Les transformations des modèles familiaux invitent également à repenser les modalités d’exercice de la réserve héréditaire. Dans les familles recomposées, la conciliation entre les droits des enfants issus de différentes unions et ceux du conjoint survivant demeure complexe. Des mécanismes plus souples, permettant d’adapter la protection réservataire aux réalités affectives et économiques de chaque famille, pourraient être développés.
L’allongement de l’espérance de vie et le vieillissement de la population modifient également la temporalité des successions. Les héritiers réservataires sont souvent eux-mêmes des seniors au moment où ils recueillent leur part réservataire. Cette évolution démographique interroge sur la fonction économique de la réserve héréditaire et pourrait justifier des adaptations favorisant les transmissions anticipées au profit des générations plus jeunes.
Enfin, les nouveaux modèles de richesse et de patrimoine posent des défis inédits. Comment appréhender les actifs numériques, les crypto-monnaies, ou encore la valeur économique des données personnelles dans le calcul de la réserve héréditaire ? Ces questions émergentes nécessiteront probablement des réponses législatives dans les années à venir.
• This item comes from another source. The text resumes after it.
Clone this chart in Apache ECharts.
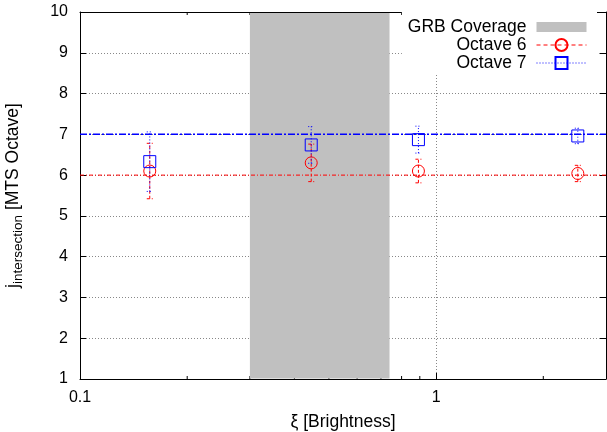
<!DOCTYPE html>
<html><head><meta charset="utf-8">
<script src="https://cdn.jsdelivr.net/npm/echarts@6/dist/echarts.min.js"></script>
<style>html,body{margin:0;padding:0;background:#fff}#c{width:607px;height:432px}</style>
</head><body><div id="c"></div>
<script>
const xBrightness = [0.157, 0.446, 0.892, 2.50];
const oct6Values = [6.10, 6.30, 6.10, 6.04];
const oct6Errors = [0.68, 0.46, 0.29, 0.20];
const oct7Values = [6.33, 6.74, 6.87, 6.96];
const oct7Errors = [0.73, 0.45, 0.33, 0.19];
const levelOct6 = 6;
const levelOct7 = 7;
const grbCoverage = [0.3, 0.74];
const minorTicks = [0.2, 0.3, 0.4, 0.5, 0.6, 0.7, 0.8, 0.9, 2];
const xRange = [0.1, 3];
const yRange = [1, 10];

const FONT = 'Liberation Sans, Arial, sans-serif';
const RED = '#ff0000', BLUE = '#0000ff', GRAY = '#c0c0c0';

function errorBarRender(dash, color) {
  return function (params, api) {
    const x = api.value(0), lo = api.value(1), hi = api.value(2);
    const pLo = api.coord([x, lo]);
    const pHi = api.coord([x, hi]);
    const hw = 3;
    const style = { stroke: color, lineWidth: 1, lineDash: dash, fill: null };
    return {
      type: 'group',
      children: [
        { type: 'line', shape: { x1: pLo[0], y1: pLo[1], x2: pHi[0], y2: pHi[1] }, style: style },
        { type: 'line', shape: { x1: pLo[0] - hw, y1: pLo[1], x2: pLo[0] + hw, y2: pLo[1] }, style: style },
        { type: 'line', shape: { x1: pHi[0] - hw, y1: pHi[1], x2: pHi[0] + hw, y2: pHi[1] }, style: style }
      ]
    };
  };
}

function levelSeries(name, level, color, dash, width) {
  return {
    type: 'line', name: name, silent: true, symbol: 'none', z: 3,
    data: [[xRange[0], level], [xRange[1], level]],
    lineStyle: { color: color, type: dash, width: width },
    itemStyle: { color: color }
  };
}

const chart = echarts.init(document.getElementById('c'), null, { renderer: 'canvas' });
const option = {
  animation: false,
  backgroundColor: '#fff',
  textStyle: { fontFamily: FONT },
  grid: { left: 80, right: 1, top: 12, bottom: 53, containLabel: false, outerBoundsMode: 'none' },
  legend: {
    orient: 'vertical', right: 10, top: 12, align: 'right',
    itemWidth: 50, itemHeight: 15, itemGap: 0,
    backgroundColor: '#fff', padding: [6, 10, 1, 6],
    textStyle: { fontSize: 17.5, lineHeight: 17.5, fontFamily: FONT, color: '#000', padding: [0, 5, 0, 0] },
    selectedMode: false,
    data: [
      { name: 'GRB Coverage', icon: 'path://M0,0H50V10H0Z', itemStyle: { color: GRAY, borderWidth: 0 } },
      { name: 'Octave 6', lineStyle: { color: RED, type: [4, 3], width: 1, opacity: 1 } },
      { name: 'Octave 7', lineStyle: { color: BLUE, type: [1, 2], width: 1, opacity: 1 } }
    ]
  },
  xAxis: [{
    type: 'log', logBase: 10, min: xRange[0], max: xRange[1],
    name: 'ξ [Brightness]', nameLocation: 'middle', nameGap: 34,
    nameTextStyle: { fontSize: 17.5, fontFamily: FONT, color: '#000' },
    axisLine: { lineStyle: { color: '#000', width: 1 } },
    axisTick: { inside: true, length: 6, lineStyle: { color: '#000' } },
    axisLabel: { fontSize: 16, fontFamily: FONT, color: '#000', margin: 11, showMaxLabel: false },
    splitLine: { show: true, lineStyle: { color: '#888', type: [1, 2], width: 1 } }
  }, {
    type: 'log', logBase: 10, min: xRange[0], max: xRange[1], position: 'top',
    axisLine: { lineStyle: { color: '#000', width: 1 } },
    axisTick: { inside: true, length: 6, lineStyle: { color: '#000' } },
    axisLabel: { show: false }, splitLine: { show: false }
  }],
  yAxis: [{
    type: 'value', min: yRange[0], max: yRange[1], interval: 1,
    name: '{m|j}{s|intersection}{m| [MTS Octave]}', nameLocation: 'middle', nameGap: 55, nameRotate: 90,
    nameTextStyle: {
      fontFamily: FONT, color: '#000',
      rich: {
        m: { fontSize: 17.5, fontFamily: FONT, color: '#000', lineHeight: 24, verticalAlign: 'middle' },
        s: { fontSize: 13.5, fontFamily: FONT, color: '#000', lineHeight: 14, verticalAlign: 'bottom' }
      }
    },
    axisLine: { show: true, lineStyle: { color: '#000', width: 1 } },
    axisTick: { inside: true, length: 6, lineStyle: { color: '#000' } },
    axisLabel: { fontSize: 16, fontFamily: FONT, color: '#000', margin: 12 },
    splitLine: { show: true, lineStyle: { color: '#888', type: [1, 2], width: 1 } }
  }, {
    type: 'value', min: yRange[0], max: yRange[1], interval: 1, position: 'right',
    axisLine: { show: true, lineStyle: { color: '#000', width: 1 } },
    axisTick: { inside: true, length: 6, lineStyle: { color: '#000' } },
    axisLabel: { show: false }, splitLine: { show: false }
  }],
  series: [
    {
      type: 'line', name: 'Octave 6',
      data: xBrightness.map((x, i) => [x, oct6Values[i]]),
      symbol: 'circle', symbolSize: 12,
      itemStyle: { color: 'rgba(0,0,0,0)', borderColor: RED, borderWidth: 1 },
      lineStyle: { opacity: 0 },
      z: 5
    },
    {
      type: 'line', name: 'Octave 7',
      data: xBrightness.map((x, i) => [x, oct7Values[i]]),
      symbol: 'rect', symbolSize: 12,
      itemStyle: { color: 'rgba(0,0,0,0)', borderColor: BLUE, borderWidth: 1 },
      lineStyle: { opacity: 0 },
      z: 5
    },
    {
      type: 'custom', name: 'minor', silent: true, z: 1,
      encode: { x: 0, y: 1 },
      data: minorTicks.map(v => [v, yRange[0]]),
      renderItem: function (params, api) {
        const cs = params.coordSys;
        const x = api.coord([api.value(0), api.value(1)])[0];
        const b = cs.y + cs.height, t = cs.y;
        const st = { stroke: '#000', lineWidth: 1 };
        return { type: 'group', children: [
          { type: 'line', shape: { x1: x, y1: b, x2: x, y2: b - 3 }, style: st },
          { type: 'line', shape: { x1: x, y1: t, x2: x, y2: t + 3 }, style: st }
        ] };
      }
    },
    {
      type: 'custom', name: 'GRB Coverage', silent: true, z: 2,
      itemStyle: { color: GRAY },
      encode: { x: [0, 1], y: 2 },
      data: [[grbCoverage[0], grbCoverage[1], yRange[0]]],
      renderItem: function (params, api) {
        const cs = params.coordSys;
        const x0 = api.coord([api.value(0), api.value(2)])[0];
        const x1 = api.coord([api.value(1), api.value(2)])[0];
        return { type: 'rect', shape: { x: x0, y: cs.y + 1, width: x1 - x0, height: cs.height - 1.5 }, style: { fill: GRAY } };
      }
    },
    levelSeries('level6', levelOct6, RED, [4, 2, 1, 2], 1),
    levelSeries('level7', levelOct7, BLUE, [7, 2, 2, 2], 1.5),
    {
      type: 'custom', name: 'Octave 6', silent: true,
      encode: { x: 0, y: [1, 2] },
      data: xBrightness.map((x, i) => [x, oct6Values[i] - oct6Errors[i], oct6Values[i] + oct6Errors[i]]),
      renderItem: errorBarRender([3, 2], RED), z: 4
    },
    {
      type: 'custom', name: 'Octave 7', silent: true,
      encode: { x: 0, y: [1, 2] },
      data: xBrightness.map((x, i) => [x, oct7Values[i] - oct7Errors[i], oct7Values[i] + oct7Errors[i]]),
      renderItem: errorBarRender([1, 2], BLUE), z: 4
    }
  ]
};
chart.setOption(option);
</script>
</body></html>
Si l’avenir de la réserve héréditaire semble s’orienter vers plus de flexibilité, son principe même ne paraît pas menacé dans l’ordre juridique français. Les évolutions prévisibles tendront vraisemblablement à préserver l’équilibre entre liberté individuelle et protection familiale qui caractérise notre tradition successorale, tout en l’adaptant aux réalités sociales, économiques et internationales du XXIe siècle.